We can then use the model by passing only the two model parameters:

from matplotlib import pyplot

pyplot.plot(coordinates, model_solver([1.5, 0.1]))
pyplot.plot(coordinates, model_solver([1.7, 0.2]))
pyplot.plot(coordinates, model_solver([1.7, 0.1]))

pyplot.show()

Changing the model parameters changes the shape of the solution.

Uncertain parameters

Even though model_solver is assumed to be deterministic, we are here going to assume that there are uncertainty in the model parameters, which in turn means there is uncertainty in the model.

For our tiny example, we assume that the parameters can be described through a bivariate uniform probability distribution:

import chaospy

alpha = chaospy.Normal(1.5, 0.2)
beta = chaospy.Uniform(0.1, 0.2)
joint = chaospy.J(alpha, beta)

This distribution can be visualized as follows:

grid = numpy.mgrid[1:2:100j, 0.1:0.2:100j]
contour = pyplot.contourf(grid[0], grid[1], joint.pdf(grid), 50)

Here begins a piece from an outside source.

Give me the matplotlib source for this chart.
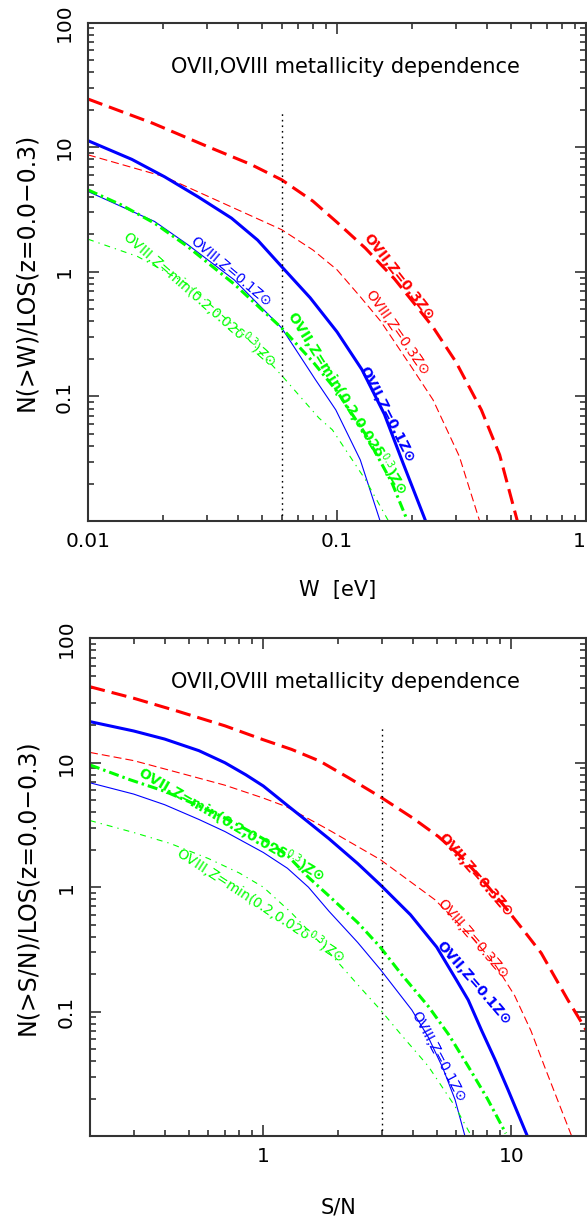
import matplotlib
matplotlib.use("Agg")
import matplotlib.pyplot as plt
from matplotlib.ticker import LogLocator, FuncFormatter, NullFormatter

# --- top panel: cumulative counts vs equivalent width W [eV] ---
w_o7_z03 = [0.01, 0.0182, 0.03, 0.045, 0.06, 0.08, 0.1, 0.13, 0.17, 0.21, 0.243, 0.3, 0.38, 0.45, 0.53]
n_o7_z03 = [24.4, 15.6, 10.2, 7.3, 5.48, 3.7, 2.5, 1.55, 0.88, 0.52, 0.36, 0.19, 0.078, 0.034, 0.01]

w_o7_z01 = [0.01, 0.015, 0.0203, 0.0277, 0.0377, 0.048, 0.06, 0.078, 0.1, 0.126, 0.155, 0.184, 0.227]
n_o7_z01 = [11.3, 8.0, 5.8, 4.0, 2.7, 1.8, 1.1, 0.62, 0.33, 0.164, 0.072, 0.0293, 0.01]

w_o8_z03 = [0.01, 0.0203, 0.035, 0.06, 0.08, 0.1, 0.125, 0.15, 0.2, 0.243, 0.31, 0.374]
n_o8_z03 = [8.7, 5.8, 3.55, 2.18, 1.5, 1.04, 0.62, 0.40, 0.17, 0.094, 0.033, 0.01]

w_o8_z01 = [0.01, 0.0136, 0.0185, 0.0251, 0.0386, 0.06, 0.082, 0.0929, 0.0989, 0.124, 0.149]
n_o8_z01 = [4.42, 3.35, 2.54, 1.66, 0.865, 0.354, 0.136, 0.094, 0.078, 0.031, 0.01]

w_o7_zmin = [0.01, 0.0136, 0.0185, 0.0251, 0.0386, 0.06, 0.08, 0.1, 0.13, 0.166, 0.192]
n_o7_zmin = [4.55, 3.45, 2.46, 1.6, 0.80, 0.354, 0.19, 0.11, 0.05, 0.0204, 0.01]

w_o8_zmin = [0.01, 0.0158, 0.0251, 0.0432, 0.0604, 0.0847, 0.0958, 0.13, 0.161]
n_o8_zmin = [1.83, 1.33, 0.80, 0.30, 0.145, 0.067, 0.054, 0.0215, 0.01]

# --- bottom panel: cumulative counts vs S/N ---
s_o7_z03 = [0.2, 0.3, 0.45, 0.7, 1.0, 1.3, 1.69, 2.2, 2.97, 4.0, 5.08, 6.2, 7.5, 9.5, 11.3, 13.2, 16.9, 20]
m_o7_z03 = [40.8, 33, 26, 19.8, 15.3, 12.8, 10.3, 7.6, 5.3, 3.6, 2.55, 1.8, 1.2, 0.68, 0.44, 0.295, 0.124, 0.0714]

s_o7_z01 = [0.2, 0.3, 0.4, 0.55, 0.7, 0.85, 1.0, 1.24, 1.5, 1.84, 2.4, 2.97, 3.92, 5.0, 6.0, 6.7, 7.6, 8.6, 9.7, 11.6]
m_o7_z01 = [21.4, 18.0, 15.5, 12.5, 10.0, 8.0, 6.5, 4.6, 3.4, 2.45, 1.55, 1.04, 0.6, 0.33, 0.18, 0.124, 0.07, 0.041, 0.0235, 0.01]

s_o8_z03 = [0.2, 0.3, 0.49, 0.7, 1.0, 1.24, 1.84, 2.97, 4.93, 7.0, 8.7, 10.3, 12.0, 13.6, 17.5]
m_o8_z03 = [12.1, 10.4, 8.0, 6.6, 5.2, 4.43, 2.88, 1.66, 0.79, 0.39, 0.23, 0.135, 0.07, 0.0363, 0.01]

s_o8_z01 = [0.2, 0.3, 0.4, 0.55, 0.7, 1.0, 1.25, 1.52, 1.84, 2.4, 2.97, 3.97, 4.63, 5.3, 5.93, 6.5]
m_o8_z01 = [6.9, 5.6, 4.6, 3.5, 2.8, 1.9, 1.42, 1.0, 0.64, 0.36, 0.217, 0.103, 0.062, 0.035, 0.0196, 0.01]

s_o7_zmin = [0.2, 0.29, 0.4, 0.55, 0.7, 1.0, 1.25, 1.52, 1.84, 2.4, 2.95, 3.6, 4.63, 5.6, 6.7, 8.0, 9.5]
m_o7_zmin = [9.6, 7.3, 5.9, 4.5, 3.6, 2.45, 1.8, 1.2, 0.85, 0.52, 0.333, 0.2, 0.11, 0.065, 0.0363, 0.02, 0.0105]

s_o8_zmin = [0.2, 0.3, 0.42, 0.6, 0.8, 1.0, 1.3, 1.84, 2.4, 2.69, 2.97, 3.6, 4.63, 5.93, 6.9]
m_o8_zmin = [3.43, 2.75, 2.25, 1.7, 1.3, 1.0, 0.62, 0.30, 0.165, 0.128, 0.103, 0.065, 0.0363, 0.0173, 0.01]

W_CUT = 0.06
SN_CUT = 3.0
CUT_TOP = 20.0

TITLE = "OVII,OVIII metallicity dependence"
SUN = "\u2299"
DELTA = "0.02\u03b4$^{0.3}$"

RED, BLUE, GREEN = "#ff0000", "#0000ff", "#00ff00"

fig = plt.figure(figsize=(5.87, 12.28), dpi=100)
ax1 = fig.add_axes([0.1499, 0.5757, 0.8484, 0.4058])
ax2 = fig.add_axes([0.1533, 0.0749, 0.8450, 0.4053])


def tick_fmt(v, pos):
    if v < 0.011:
        return ""
    return "%g" % v


def style_axes(ax, xlim):
    ax.set_xscale("log")
    ax.set_yscale("log")
    ax.set_xlim(*xlim)
    ax.set_ylim(0.01, 100)
    for a in (ax.xaxis, ax.yaxis):
        a.set_major_locator(LogLocator(base=10, numticks=12))
        a.set_minor_locator(LogLocator(base=10, subs=range(2, 10), numticks=40))
        a.set_minor_formatter(NullFormatter())
    ax.xaxis.set_major_formatter(FuncFormatter(lambda v, p: "%g" % v))
    ax.yaxis.set_major_formatter(FuncFormatter(tick_fmt))
    ax.tick_params(which="both", direction="in", top=True, right=True,
                   color="#333333", width=1.2, labelsize=14.5)
    ax.tick_params(which="major", length=8)
    ax.tick_params(which="minor", length=4)
    ax.tick_params(axis="x", pad=8)
    ax.tick_params(axis="y", pad=10, labelrotation=90)
    for lab in ax.get_yticklabels():
        lab.set_va("center")
    for sp in ax.spines.values():
        sp.set_linewidth(1.5)
        sp.set_color("#333333")
    ax.text(0.516, 0.912, TITLE, transform=ax.transAxes, ha="center",
            va="center", fontsize=15)


def draw(ax, curves, cut, labels):
    for x, y, color, lw, dashes in curves:
        ax.plot(x, y, color=color, lw=lw, dashes=dashes, solid_capstyle="butt",
                dash_capstyle="butt", solid_joinstyle="round")
    ax.vlines(cut, 0.01, CUT_TOP, colors="black", lw=1.0,
              linestyles=(0, (1.2, 2.8)))
    for txt, x, y, rot, color, weight in labels:
        ax.text(x, y, txt, color=color, fontweight=weight, fontsize=10,
                rotation=rot, rotation_mode="anchor", ha="center", va="center")


THICK, THIN = 2.2, 0.8
top_curves = [
    (w_o7_z03, n_o7_z03, RED, THICK, (5, 2.3)),
    (w_o8_z03, n_o8_z03, RED, THIN, (7.2, 3.6)),
    (w_o7_z01, n_o7_z01, BLUE, THICK, ()),
    (w_o8_z01, n_o8_z01, BLUE, THIN, ()),
    (w_o7_zmin, n_o7_zmin, GREEN, THICK, (3.3, 1.3, 0.8, 1.3)),
    (w_o8_zmin, n_o8_zmin, GREEN, THIN, (5.4, 4.5, 1.2, 4.5)),
]
bot_curves = [
    (s_o7_z03, m_o7_z03, RED, THICK, (5, 2.3)),
    (s_o8_z03, m_o8_z03, RED, THIN, (7.2, 3.6)),
    (s_o7_z01, m_o7_z01, BLUE, THICK, ()),
    (s_o8_z01, m_o8_z01, BLUE, THIN, ()),
    (s_o7_zmin, m_o7_zmin, GREEN, THICK, (3.3, 1.3, 0.8, 1.3)),
    (s_o8_zmin, m_o8_zmin, GREEN, THIN, (5.4, 4.5, 1.2, 4.5)),
]

top_labels = [
    ("OVII,Z=0.3Z" + SUN, 0.177, 0.91, -52, RED, "bold"),
    ("OVIII,Z=0.3Z" + SUN, 0.174, 0.325, -55, RED, "normal"),
    ("OVII,Z=0.1Z" + SUN, 0.158, 0.0714, -63, BLUE, "bold"),
    ("OVII,Z=min(0.2," + DELTA + ")Z" + SUN, 0.11, 0.089, -58, GREEN, "bold"),
    ("OVIII,Z=0.1Z" + SUN, 0.0373, 1.0, -40, BLUE, "normal"),
    ("OVIII,Z=min(0.2," + DELTA + ")Z" + SUN, 0.028, 0.6, -41, GREEN, "normal"),
]
bot_labels = [
    ("OVII,Z=min(0.2," + DELTA + ")Z" + SUN, 0.74, 3.22, -30, GREEN, "bold"),
    ("OVIII,Z=min(0.2," + DELTA + ")Z" + SUN, 0.98, 0.72, -33, GREEN, "normal"),
    ("OVII,Z=0.3Z" + SUN, 7.15, 1.26, -49, RED, "bold"),
    ("OVIII,Z=0.3Z" + SUN, 6.97, 0.385, -49, RED, "normal"),
    ("OVII,Z=0.1Z" + SUN, 7.03, 0.17, -49, BLUE, "bold"),
    ("OVIII,Z=0.1Z" + SUN, 5.08, 0.0434, -62, BLUE, "normal"),
]

style_axes(ax1, (0.01, 1))
style_axes(ax2, (0.2, 20))
draw(ax1, top_curves, W_CUT, top_labels)
draw(ax2, bot_curves, SN_CUT, bot_labels)

fig.text(0.044, 0.7785, "N(>W)/LOS(z=0.0\u22120.3)", rotation=90,
         ha="center", va="center", fontsize=17)
fig.text(0.047, 0.2777, "N(>S/N)/LOS(z=0.0\u22120.3)", rotation=90,
         ha="center", va="center", fontsize=17)
fig.text(0.5758, 0.5195, "W  [eV]", ha="center", va="center", fontsize=15)
fig.text(0.5775, 0.0163, "S/N", ha="center", va="center", fontsize=15)

# keep the "1" at the right end of the top axis inside the figure
fig.canvas.draw()
for lab in ax1.get_xticklabels():
    if lab.get_text() == "1":
        lab.set_ha("right")

fig.savefig("out.png", dpi=100)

pyplot.scatter(*joint.sample(50, seed=1234))

pyplot.show()

Model evaluations

Random samples created from the distribution can be passed to the model solver, creating random realizations of the model solutions.

parameter_samples = joint.sample(10000, seed=1234)
model_evaluations = numpy.array([model_solver(sample)
                                for sample in parameter_samples.T])

pyplot.plot(coordinates, model_evaluations[:1000].T, alpha=0.03)
pyplot.show()

Reference solution

Our goal here is to describe the behavior of model_predictor with only having a black-box evaluation of the function available.

To be able to assess how well the various methods works for this example, we asses how well the various methods is to estimate the mean and variance for the model solution. To do so, we need the reference value to compare against. For such a simple problem, this can be done analytically:

\[\begin{align*} \mbox E(u) =& \frac{15 (e^{-0.1t}-e^{-0.2t})}t & \mbox{Var}(u) =& \frac{11.45 (e^{-0.2t}\!-\!e^{-0.4t})}t - \mbox E(u)^2 \end{align*}\]

or numerically:

_t = coordinates[1:]

true_mean = numpy.hstack([
    1.5, 15*(numpy.e**(-0.1*_t)-numpy.e**(-0.2*_t))/_t])
true_variance = numpy.hstack([
    2.29, 11.45*(numpy.e**(-0.2*_t)-numpy.e**(-0.4*_t))/_t])-true_mean**2

std = numpy.sqrt(true_variance)
pyplot.fill_between(coordinates, true_mean-2*std, true_mean+2*std, alpha=0.4)
pyplot.plot(coordinates, true_mean)
pyplot.show()

Error analysis

To summarize how close a particular estimator is, we use the average absolute difference between estimated and true value. We can create a couple of helper functions to calculate this for us:

def error_in_mean(predicted_mean, true_mean=true_mean):
    """
    How close the estimated mean is the to the true mean.

    Args:
        predicted_mean (numpy.ndarray):
            The estimated mean.
        true_mean (numpy.ndarray):
            The reference mean value. Must be same shape as
            ``prediction_mean``.

    Returns:
        (float):
            The mean absolute distance between predicted
            and true values.
    """
    return numpy.mean(numpy.abs(predicted_mean-true_mean))

def error_in_variance(predicted_variance,
                      true_variance=true_variance):
    """
    How close the estimated variance is the to the true variance.

    Args:
        predicted_variance (numpy.ndarray):
            The estimated variance.
        true_variance (numpy.ndarray):
            The reference variance value.
            Must be same shape as ``predicted_variance``.

    Returns:
        (float):
            The mean absolute distance between
            predicted and true values.
    """
    return numpy.mean(numpy.abs(predicted_variance-true_variance))

Which we can apply to our little problem:

(error_in_mean(numpy.mean(model_evaluations[:100], 0)),
 error_in_variance(numpy.var(model_evaluations[:100], 0)))

(0.003705159671179502, 0.0006474753373452826)

indices = numpy.arange(100, 10001, 100, dtype=int)
eps_mean = [error_in_mean(numpy.mean(model_evaluations[:idx], 0))
            for idx in indices]
eps_variance = [error_in_variance(numpy.var(model_evaluations[:idx], 0))
                for idx in indices]

pyplot.semilogy(indices, eps_mean, "-", label="mean")
pyplot.semilogy(indices, eps_variance, "--", label="variance")
pyplot.legend()
pyplot.show()

This solution will be used as a reference in the later sections like: Monte Carlo integration, point collocation, pseudo-spectral projection, and intrusive Galerkin.